(Cinemagias, 🎬15). Como se ha dicho tantas veces, Hitchcock es el maestro insuperable en el arte de descubrirnos miedos y terrores que acaso no sabíamos que teníamos: a los pájaros, a la ducha, a las alturas, a las avionetas, al vecino de enfrente... Experiencias que, una vez descubiertas y reveladas por el extraordinaria manejo rítmico de las imágenes y de nuestras mentes, ya no nos abandonarán nunca y nos saldrán al paso en todos los momentos «sospechosos» de nuestras vidas, que a partir de entonces los serán casi todos.
Y no sólo hacia el futuro. Cada vez que vemos la insuperablemente terrorífica escena del carrusel sangriento de Extraños en un tren, se nos vienen a la cabeza todos y cada uno de los viajes que hicimos en la infancia en esas atracciones, sin excluir tal vez algunos gamberros juegos adolescentes. Y la angustia retrospectiva puede llegar a ser tan intensa, que por un momento logra aterrorizarnos de verdad.

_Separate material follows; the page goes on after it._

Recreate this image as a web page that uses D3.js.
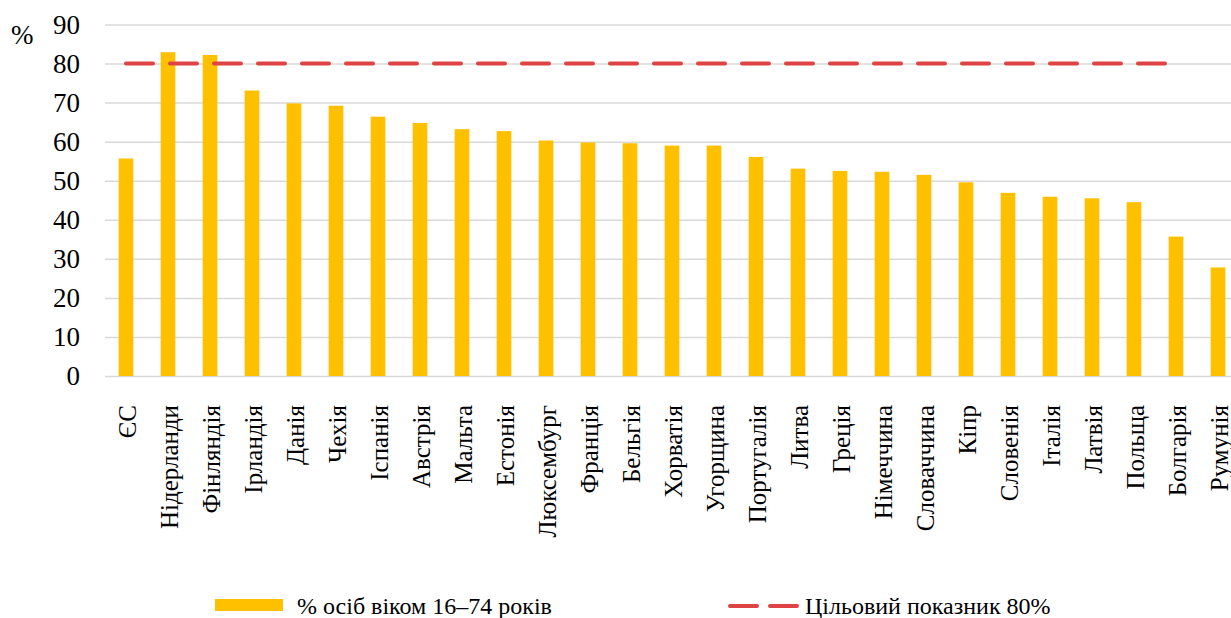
<!DOCTYPE html>
<html>
<head>
<meta charset="utf-8">
<script src="https://cdn.jsdelivr.net/npm/d3@7"></script>
<style>
body { margin: 0; background: #fff; }
text { font-family: "Liberation Serif", "Times New Roman", serif; fill: #000; }
</style>
</head>
<body>
<div id="chart"></div>
<script>
var w = 1231;
var h = 618;

var categories = ["ЄС", "Нідерланди", "Фінляндія", "Ірландія", "Данія", "Чехія", "Іспанія", "Австрія",
	"Мальта", "Естонія", "Люксембург", "Франція", "Бельгія", "Хорватія", "Угорщина", "Португалія",
	"Литва", "Греція", "Німеччина", "Словаччина", "Кіпр", "Словенія", "Італія", "Латвія", "Польща",
	"Болгарія", "Румунія"];
var shareValues = [55.7, 82.9, 82.2, 73.1, 69.8, 69.2, 66.4, 64.8, 63.2, 62.7, 60.3, 59.8, 59.6, 59.0,
	59.0, 56.1, 53.1, 52.5, 52.3, 51.5, 49.6, 46.9, 45.9, 45.5, 44.5, 35.7, 27.8];
var targetValues = [80, 80, 80, 80, 80, 80, 80, 80, 80, 80, 80, 80, 80, 80, 80, 80, 80, 80, 80, 80,
	80, 80, 80, 80, 80, 80];
var yTicks = [0, 10, 20, 30, 40, 50, 60, 70, 80, 90];
var legendLabels = ["% осіб віком 16–74 років", "Цільовий показник 80%"];

var plotLeft = 105;
var plotRight = 1239;
var plotTop = 24.5;
var plotBottom = 376;

var svg = d3.select("#chart")
	.append("svg")
	.attr("width", w)
	.attr("height", h);

var xScale = d3.scaleBand()
	.domain(categories)
	.range([plotLeft, plotRight])
	.paddingInner(0.65)
	.paddingOuter(0.325);

var yScale = d3.scaleLinear()
	.domain([0, 90])
	.range([plotBottom, plotTop]);

// gridlines
var grid = svg.append("g")
	.attr("transform", "translate(" + plotLeft + ",0)")
	.call(d3.axisLeft(yScale).tickValues(yTicks).tickSize(-(w - plotLeft)).tickFormat(""));
grid.select(".domain").remove();
grid.selectAll("line").attr("stroke", "#d9d9d9").attr("stroke-width", 1.5);

// y labels
var yAxis = svg.append("g")
	.attr("transform", "translate(80,0)")
	.call(d3.axisLeft(yScale).tickValues(yTicks).tickSize(0).tickPadding(0));
yAxis.select(".domain").remove();
yAxis.selectAll("text")
	.style("font-size", "27px")
	.style("font-family", "Liberation Serif, serif")
	.attr("fill", "#000");

svg.append("text")
	.attr("x", 11)
	.attr("y", 44)
	.style("font-size", "27px")
	.text("%");

// bars
svg.selectAll("rect.bar")
	.data(shareValues)
	.enter()
	.append("rect")
	.attr("class", "bar")
	.attr("x", function(d, i) { return xScale(categories[i]); })
	.attr("y", function(d) { return yScale(d); })
	.attr("width", xScale.bandwidth())
	.attr("height", function(d) { return plotBottom - yScale(d); })
	.attr("fill", "#ffc000");

// target line
var line = d3.line()
	.x(function(d, i) { return xScale(categories[i]) + xScale.bandwidth() / 2; })
	.y(function(d) { return yScale(d); });

svg.append("path")
	.datum(targetValues)
	.attr("d", line)
	.attr("fill", "none")
	.attr("stroke", "#e04343")
	.attr("stroke-width", 4)
	.attr("stroke-linecap", "round")
	.attr("stroke-dasharray", "27,17");

// category labels
svg.selectAll("text.cat")
	.data(categories)
	.enter()
	.append("text")
	.attr("class", "cat")
	.attr("transform", function(d) {
		return "translate(" + (xScale(d) + xScale.bandwidth() / 2) + ",405) rotate(-90)";
	})
	.attr("dy", "0.38em")
	.style("text-anchor", "end")
	.style("font-size", "25px")
	.text(function(d) { return d; });

// legend
svg.append("rect")
	.attr("x", 215)
	.attr("y", 599)
	.attr("width", 68)
	.attr("height", 12)
	.attr("fill", "#ffc000");

svg.append("text")
	.attr("x", 297)
	.attr("y", 614)
	.style("font-size", "24px")
	.text(legendLabels[0]);

svg.append("line")
	.attr("x1", 730)
	.attr("x2", 797)
	.attr("y1", 606)
	.attr("y2", 606)
	.attr("stroke", "#e04343")
	.attr("stroke-width", 4)
	.attr("stroke-linecap", "round")
	.attr("stroke-dasharray", "27,13");

svg.append("text")
	.attr("x", 805)
	.attr("y", 614)
	.style("font-size", "24px")
	.text(legendLabels[1]);
</script>
</body>
</html>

Hasta que descubrimos que en realidad es un placer sentirla. Y que, de algún modo, con esa exaltación sensual y psíquica, le estamos haciendo un gran corte de mangas a todos los monstruos y criaturas abismales que viven agazapados en las esquinas cruciales de nuestras almas. Y que, por fortuna, aún (¡aún!) se desvanecen cuando les roza un poco de luz.